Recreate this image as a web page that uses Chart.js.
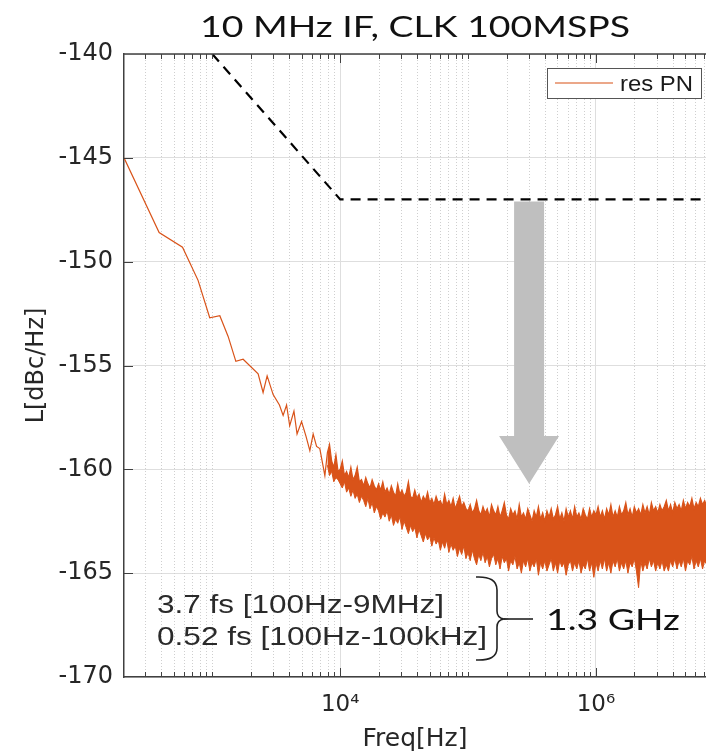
<!DOCTYPE html>
<html>
<head>
<meta charset="utf-8">
<script src="https://cdn.jsdelivr.net/npm/chart.js@4.4.1/dist/chart.umd.min.js"></script>
<style>
  html, body { margin: 0; padding: 0; background: #fff; overflow: hidden; }
</style>
</head>
<body>
<canvas id="pn" width="706" height="754"></canvas>
<script>
// close-in part of the residual phase noise (thin trace)
const lowFreq = [204, 384, 585, 774, 955, 1145, 1330, 1528, 1742, 2282, 2496, 2684, 2990, 3350, 3580, 3808,
  4030, 4350, 4600, 4990, 5400, 5790, 6150, 6537, 6930, 7590];
const lowPN = [-145.0, -148.6, -149.3, -150.9, -152.7, -152.6, -153.6, -154.8, -154.7, -155.4, -156.3, -155.5,
  -156.4, -156.9, -157.4, -156.9, -157.9, -157.2, -158.3, -157.7, -158.4, -159.1, -158.3, -158.9, -159.0, -160.3];

// noise floor: the trace gets dense, so keep its upper and lower edge
const bandFreq = [7.943e3, 8.254e3, 8.577e3, 8.913e3, 9.261e3, 9.624e3,
  1.000e4, 1.039e4, 1.080e4, 1.122e4, 1.166e4, 1.212e4, 1.259e4, 1.308e4, 1.359e4, 1.413e4,
  1.468e4, 1.525e4, 1.585e4, 1.647e4, 1.711e4, 1.778e4, 1.848e4, 1.920e4, 1.995e4, 2.073e4,
  2.154e4, 2.239e4, 2.326e4, 2.417e4, 2.512e4, 2.610e4, 2.712e4, 2.818e4, 2.929e4, 3.043e4,
  3.162e4, 3.286e4, 3.415e4, 3.548e4, 3.687e4, 3.831e4, 3.981e4, 4.137e4, 4.299e4, 4.467e4,
  4.642e4, 4.823e4, 5.012e4, 5.208e4, 5.412e4, 5.623e4, 5.843e4, 6.072e4, 6.310e4, 6.556e4,
  6.813e4, 7.079e4, 7.356e4, 7.644e4, 7.943e4, 8.254e4, 8.577e4, 8.913e4, 9.261e4, 9.624e4,
  1.000e5, 1.039e5, 1.080e5, 1.122e5, 1.166e5, 1.212e5, 1.259e5, 1.308e5, 1.359e5, 1.413e5,
  1.468e5, 1.525e5, 1.585e5, 1.647e5, 1.711e5, 1.778e5, 1.848e5, 1.920e5, 1.995e5, 2.073e5,
  2.154e5, 2.239e5, 2.326e5, 2.417e5, 2.512e5, 2.610e5, 2.712e5, 2.818e5, 2.929e5, 3.043e5,
  3.162e5, 3.286e5, 3.415e5, 3.548e5, 3.687e5, 3.831e5, 3.981e5, 4.137e5, 4.299e5, 4.467e5,
  4.642e5, 4.823e5, 5.012e5, 5.208e5, 5.412e5, 5.623e5, 5.843e5, 6.072e5, 6.310e5, 6.556e5,
  6.813e5, 7.079e5, 7.356e5, 7.644e5, 7.943e5, 8.254e5, 8.577e5, 8.913e5, 9.261e5, 9.624e5,
  1.000e6, 1.039e6, 1.080e6, 1.122e6, 1.166e6, 1.212e6, 1.259e6, 1.308e6, 1.359e6, 1.413e6,
  1.468e6, 1.525e6, 1.585e6, 1.647e6, 1.711e6, 1.778e6, 1.848e6, 1.920e6, 1.995e6, 2.073e6,
  2.154e6, 2.239e6, 2.326e6, 2.417e6, 2.512e6, 2.610e6, 2.712e6, 2.818e6, 2.929e6, 3.043e6,
  3.162e6, 3.286e6, 3.415e6, 3.548e6, 3.687e6, 3.831e6, 3.981e6, 4.137e6, 4.299e6, 4.467e6,
  4.642e6, 4.823e6, 5.012e6, 5.208e6, 5.412e6, 5.623e6, 5.843e6, 6.072e6, 6.310e6, 6.556e6,
  6.813e6, 7.079e6, 7.356e6];
const bandTop = [-159.2, -158.8, -159.6, -159.9, -159.3, -160.1,
  -160.0, -159.6, -160.3, -160.1, -160.4, -159.9, -160.5, -160.3, -159.9, -160.6,
  -160.5, -160.8, -160.4, -160.7, -160.9, -160.5, -160.8, -161.0, -160.7, -161.0,
  -160.6, -161.1, -160.9, -161.2, -160.8, -161.1, -161.3, -160.7, -161.2, -161.0,
  -161.3, -161.1, -160.6, -161.3, -161.4, -161.0, -161.4, -161.2, -161.6, -161.3,
  -161.5, -161.1, -161.6, -161.4, -161.7, -161.3, -161.6, -161.5, -161.8, -161.2,
  -161.7, -161.5, -161.8, -161.4, -161.9, -161.6, -161.3, -161.8, -161.6, -161.9,
  -162.0, -161.7, -162.1, -161.9, -161.5, -162.0, -162.2, -161.8, -162.1, -161.9,
  -162.3, -161.7, -162.0, -162.2, -161.8, -162.3, -162.0, -161.6, -162.2, -162.4,
  -161.9, -162.2, -162.0, -162.4, -161.7, -162.3, -162.1, -162.4, -161.9, -162.2,
  -162.5, -162.0, -162.3, -161.8, -162.4, -162.1, -162.5, -162.0, -162.3, -161.9,
  -162.4, -162.2, -161.8, -162.4, -162.1, -162.5, -161.9, -162.3, -162.0, -162.4,
  -161.8, -162.3, -162.1, -162.4, -161.9, -162.2, -162.4, -161.9, -162.3, -162.0,
  -162.2, -161.8, -162.3, -162.0, -162.4, -161.9, -162.2, -161.7, -162.3, -162.0,
  -162.3, -161.8, -162.2, -162.0, -161.6, -162.2, -161.9, -162.3, -161.8, -162.1,
  -161.9, -162.2, -161.7, -162.1, -161.8, -162.2, -161.6, -162.0, -161.8, -162.1,
  -161.7, -162.0, -161.8, -161.5, -162.0, -161.7, -162.1, -161.6, -161.9, -161.7,
  -162.0, -161.5, -161.9, -161.6, -161.8, -161.4, -161.9, -161.6, -161.8, -161.4,
  -161.7, -161.5, -161.8];
const bandBot = [-159.8, -160.3, -160.1, -160.6, -160.4, -160.5,
  -160.7, -160.9, -160.6, -161.1, -160.9, -161.3, -161.0, -161.4, -161.2, -161.6,
  -161.3, -161.5, -161.8, -161.4, -161.9, -161.6, -162.1, -161.8, -162.0, -162.4,
  -162.1, -162.3, -162.0, -162.5, -162.2, -162.7, -162.4, -162.6, -162.3, -162.9,
  -162.5, -162.8, -163.1, -162.7, -163.0, -162.8, -163.3, -162.9, -163.2, -163.5,
  -163.1, -163.4, -163.2, -163.7, -163.3, -163.6, -163.4, -163.9, -163.5, -163.8,
  -163.4, -164.0, -163.6, -163.9, -163.7, -164.2, -163.8, -164.1, -163.7, -164.3,
  -164.0, -164.4, -163.9, -164.3, -164.6, -164.1, -164.4, -164.0, -164.5, -164.2,
  -164.7, -164.3, -164.1, -164.6, -164.3, -164.8, -164.2, -164.5, -164.3, -164.9,
  -164.4, -164.6, -164.2, -164.8, -164.5, -165.0, -164.4, -164.7, -164.3, -164.9,
  -164.5, -164.7, -164.3, -165.1, -164.5, -164.8, -164.4, -164.9, -164.6, -164.3,
  -164.9, -164.5, -165.0, -164.4, -164.7, -164.5, -165.1, -164.6, -164.4, -164.9,
  -164.5, -164.8, -164.4, -165.0, -164.6, -164.8, -164.3, -164.9, -164.5, -165.2,
  -164.5, -164.9, -164.4, -164.8, -164.3, -164.9, -164.5, -165.0, -164.4, -164.7,
  -164.3, -164.9, -164.5, -164.8, -164.4, -165.0, -164.5, -164.7, -164.3, -164.9,
  -165.7, -164.4, -164.9, -164.5, -164.8, -164.3, -164.7, -164.4, -164.9, -164.5,
  -164.8, -164.4, -164.9, -164.6, -164.9, -164.4, -164.7, -164.3, -164.8, -164.4,
  -164.7, -164.3, -164.9, -164.4, -164.6, -164.2, -164.8, -164.4, -164.7, -164.3,
  -164.8, -164.4, -164.6];

// dashed mask
const maskFreq = [1000, 10000, 1e7];
const maskPN = [-140, -147, -147];

const xLabelTicks = [1e4, 1e6];
const xLabels = ['10\u2074', '10\u2076'];
const jitterText = ['3.7 fs [100Hz-9MHz]', '0.52 fs [100Hz-100kHz]'];
const carrierText = '1.3 GHz';
const arrowFreq = 3.0e5, arrowTop = -147.1, arrowNeck = -158.4, arrowTip = -160.7;

const ORANGE = '#D95319';
const AXIS = '#404040';
const TXT = '#262626';

const pts = (xs, ys) => xs.map((x, i) => ({x: x, y: ys[i]}));

function fitText(ctx, text, x, y, font, width) {
  ctx.font = font;
  const sx = width / ctx.measureText(text).width;
  ctx.save();
  ctx.translate(x, y);
  ctx.scale(sx, 1);
  ctx.fillText(text, 0, 0);
  ctx.restore();
}

function minorTicks(x) {
  const out = [];
  for (let e = 2; e <= 6; e++) {
    for (let m = 1; m <= 9; m++) {
      const v = m * Math.pow(10, e);
      if (v > x.min && v < x.max && !xLabelTicks.includes(v)) out.push(v);
    }
  }
  return out;
}

const decor = {
  id: 'decor',
  beforeDatasetsDraw(chart) {
    const {ctx, chartArea: a, scales: {x}} = chart;
    ctx.save();
    ctx.strokeStyle = '#cfcfcf';
    ctx.lineWidth = 1;
    ctx.setLineDash([1, 2]);
    for (const v of minorTicks(x)) {
      const px = Math.round(x.getPixelForValue(v)) + 0.5;
      ctx.beginPath(); ctx.moveTo(px, a.top); ctx.lineTo(px, a.bottom); ctx.stroke();
    }
    ctx.restore();
  },
  afterDatasetsDraw(chart) {
    const {ctx, scales: {x, y}} = chart;
    const px = x.getPixelForValue(arrowFreq);
    const yt = y.getPixelForValue(arrowTop), yn = y.getPixelForValue(arrowNeck), yp = y.getPixelForValue(arrowTip);
    ctx.save();
    ctx.fillStyle = '#bfbfbf';
    ctx.beginPath();
    ctx.moveTo(px - 15, yt); ctx.lineTo(px + 15, yt); ctx.lineTo(px + 15, yn); ctx.lineTo(px + 30, yn);
    ctx.lineTo(px, yp); ctx.lineTo(px - 30, yn); ctx.lineTo(px - 15, yn); ctx.closePath();
    ctx.fill();
    ctx.restore();
  },
  afterDraw(chart) {
    const {ctx, chartArea: a, scales: {x, y}} = chart;
    ctx.save();
    // box edge and inward ticks
    ctx.strokeStyle = AXIS;
    ctx.lineWidth = 1.5;
    ctx.beginPath(); ctx.moveTo(a.left, a.top); ctx.lineTo(a.right, a.top); ctx.stroke();
    ctx.lineWidth = 1;
    ctx.beginPath();
    for (let v = -165; v <= -145; v += 5) {
      const py = Math.round(y.getPixelForValue(v)) + 0.5;
      ctx.moveTo(a.left, py); ctx.lineTo(a.left + 9, py);
    }
    for (const v of xLabelTicks) {
      const px = Math.round(x.getPixelForValue(v)) + 0.5;
      ctx.moveTo(px, a.bottom); ctx.lineTo(px, a.bottom - 9);
      ctx.moveTo(px, a.top); ctx.lineTo(px, a.top + 9);
    }
    for (const v of minorTicks(x)) {
      const px = Math.round(x.getPixelForValue(v)) + 0.5;
      ctx.moveTo(px, a.bottom); ctx.lineTo(px, a.bottom - 5);
      ctx.moveTo(px, a.top); ctx.lineTo(px, a.top + 5);
    }
    ctx.stroke();

    // legend
    const lx = a.right - 159, ly = a.top + 14;
    ctx.fillStyle = '#fff';
    ctx.fillRect(lx, ly, 154, 30);
    ctx.strokeStyle = '#555';
    ctx.strokeRect(lx + 0.5, ly + 0.5, 154, 30);
    ctx.strokeStyle = '#e58a62';
    ctx.lineWidth = 1.5;
    ctx.beginPath(); ctx.moveTo(lx + 8, ly + 15); ctx.lineTo(lx + 66, ly + 15); ctx.stroke();
    ctx.fillStyle = '#1a1a1a';
    ctx.textAlign = 'left';
    ctx.textBaseline = 'alphabetic';
    fitText(ctx, chart.data.datasets[0].label, lx + 73, ly + 23, '22px "Liberation Sans"', 73);

    // title
    ctx.fillStyle = '#111';
    fitText(ctx, '10 MHz IF, CLK 100MSPS', 200, 37, '28px Lato', 430);

    // jitter notes, brace and carrier
    ctx.fillStyle = '#2a2a2a';
    fitText(ctx, jitterText[0], a.left + 33, 613, '25px "Liberation Sans"', 287);
    fitText(ctx, jitterText[1], a.left + 33, 645, '25px "Liberation Sans"', 330);
    ctx.strokeStyle = '#222';
    ctx.lineWidth = 1.6;
    ctx.beginPath();
    ctx.moveTo(476, 577);
    ctx.quadraticCurveTo(497, 576, 497, 590);
    ctx.lineTo(497, 611);
    ctx.quadraticCurveTo(497, 618, 504, 619);
    ctx.quadraticCurveTo(497, 620, 497, 627);
    ctx.lineTo(497, 648);
    ctx.quadraticCurveTo(497, 661, 476, 660);
    ctx.stroke();
    ctx.beginPath(); ctx.moveTo(504, 619); ctx.lineTo(533, 619); ctx.stroke();
    ctx.fillStyle = '#111';
    fitText(ctx, carrierText, 546, 630, '29px Lato', 134);
    ctx.restore();
  }
};

new Chart(document.getElementById('pn'), {
  type: 'line',
  data: {
    datasets: [
      { label: 'res PN', data: pts(lowFreq.concat(bandFreq), lowPN.concat(bandTop)), borderColor: ORANGE,
        borderWidth: 1.2, pointRadius: 0, fill: false },
      { label: 'res PN floor', data: pts(bandFreq, bandBot), borderColor: ORANGE, backgroundColor: ORANGE,
        borderWidth: 1, pointRadius: 0, fill: '-1' },
      { label: 'mask', data: pts(maskFreq, maskPN), borderColor: '#000', borderWidth: 2.2, borderDash: [10, 7],
        pointRadius: 0, fill: false }
    ]
  },
  options: {
    responsive: false,
    animation: false,
    layout: { padding: { top: 54, right: 0, bottom: 0, left: 0 } },
    plugins: { legend: { display: false }, title: { display: false }, tooltip: { enabled: false } },
    scales: {
      x: {
        type: 'logarithmic', min: 204, max: 7.25e6,
        afterBuildTicks: s => { s.ticks = xLabelTicks.map(v => ({ value: v, major: true })); },
        afterFit: s => { s.height = 77; },
        ticks: { callback: v => { const i = xLabelTicks.indexOf(v); return i < 0 ? '' : xLabels[i]; },
                 autoSkip: false, maxRotation: 0, padding: 14, color: TXT,
                 font: { family: 'DejaVu Sans', size: 23 } },
        grid: { color: '#dedede', lineWidth: 1, drawTicks: false },
        border: { color: AXIS, width: 1.5 },
        title: { display: true, text: 'Freq[Hz]', color: TXT, padding: 0,
                 font: { family: 'DejaVu Sans', size: 25 } }
      },
      y: {
        min: -170, max: -140,
        afterFit: s => { s.width = 124; },
        ticks: { stepSize: 5, padding: 11, color: TXT, font: { family: 'DejaVu Sans', size: 24 } },
        grid: { color: '#dedede', lineWidth: 1, drawTicks: false },
        border: { color: AXIS, width: 1.5 },
        title: { display: true, text: 'L[dBc/Hz]', color: TXT, padding: { top: 22, bottom: 0 },
                 font: { family: 'DejaVu Sans', size: 24 } }
      }
    }
  },
  plugins: [decor]
});
</script>
</body>
</html>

> [Given exercise]
Repeat, word for word and with no pictures, only the lines running from the beginning of the data to the line that contains "-158.9, -159.0, -160.3];".

> [The solution]
Recreate this image as a web page that uses Chart.js.
<!DOCTYPE html>
<html>
<head>
<meta charset="utf-8">
<script src="https://cdn.jsdelivr.net/npm/chart.js@4.4.1/dist/chart.umd.min.js"></script>
<style>
  html, body { margin: 0; padding: 0; background: #fff; overflow: hidden; }
</style>
</head>
<body>
<canvas id="pn" width="706" height="754"></canvas>
<script>
// close-in part of the residual phase noise (thin trace)
const lowFreq = [204, 384, 585, 774, 955, 1145, 1330, 1528, 1742, 2282, 2496, 2684, 2990, 3350, 3580, 3808,
  4030, 4350, 4600, 4990, 5400, 5790, 6150, 6537, 6930, 7590];
const lowPN = [-145.0, -148.6, -149.3, -150.9, -152.7, -152.6, -153.6, -154.8, -154.7, -155.4, -156.3, -155.5,
  -156.4, -156.9, -157.4, -156.9, -157.9, -157.2, -158.3, -157.7, -158.4, -159.1, -158.3, -158.9, -159.0, -160.3];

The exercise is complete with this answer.